Po sześciu latach tamtejszy sąd okręgowy zwołał dwa tzw. posiedzenia porządkowe w sprawie procesu. Na jednym z nich prawnicy wnieśli o przeniesienie sprawy do sądu w Poznaniu, bowiem trzech z sześciu oskarżonych to mieszkańcy województwa wielkopolskiego - informuje znany dziennikarz Dominik Panek, od lat opisujący korupcję w polskim futbolu na swoim blogu pilkarskamafia.blogspot.com.
Według prokuratury od kwietnia 2004 do maja 2006 działacze Miedzi ustawili sześć meczów. Legnicka drużyna występowała wówczas w 3. lidze. W czerwcu 2006 roku wywalczyła awans do 2. ligi. Z dowodów, jakimi dysponują wrocławscy śledczy, wynika, że nieuczciwie.
Zarzuty dotyczące wręczania łapówek sędziom i obserwatorom ligowych meczów usłyszeli ówczesny prezes Miedzi Zenon B. oraz dyrektor klubu Zbigniew K. Poza nimi na ławie oskarżonych zasiąść mają były sędzia z Jeleniej Góry Andrzej Sz., byli obserwatorzy z Poznania Bogdan B. i Roman D. oraz były poznański sędzia Tomasz S.

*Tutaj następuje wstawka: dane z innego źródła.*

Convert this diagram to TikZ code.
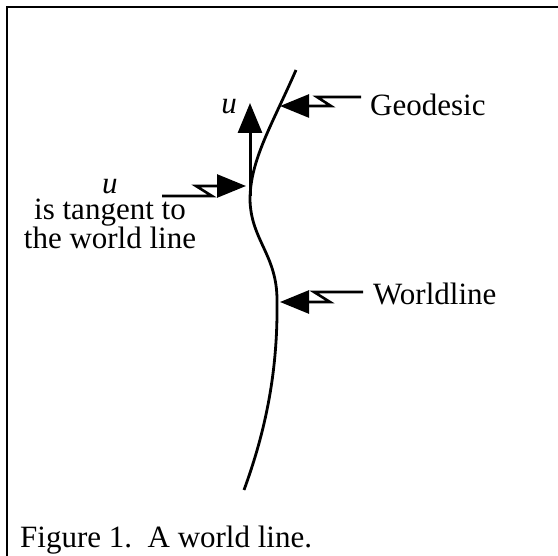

- W ówczesnej trzeciej lidze stawki nie były wygórowane. Mecz można było kupić już za kilka tysięcy złotych. Sędzia główny brał około 2 tys. zł, a jeszcze czasem musiał dzielić się z asystentami. Podobną kwotą zadowalał się obserwator - opowiadał nam przed siedmioma laty Dominik Panek.
Legniczanie Zenon B. i Zbigniew K. zostali zatrzymani przez CBA w sierpniu 2010 roku. Grozi im kara pięciu lat więzienia. Dziś nie mają już z Miedzią nic wspólnego. Od 2011 roku legnicki klub jest w rękach biznesmena Andrzeja Dadełły.
W śledztwach dotyczących korupcji w polskiej piłce nożnej w minionej dekadzie, zarzuty postawiono ponad 500 osobom - piłkarzom, trenerom, działaczom i sędziom. Co ciekawe, afera rozpoczęła się od publikacji w Gazecie Wyborczej, której bohaterami byli dwaj piłkarze z Legnicy grający w barwach Zagłębia Lubin i Polaru Wrocław.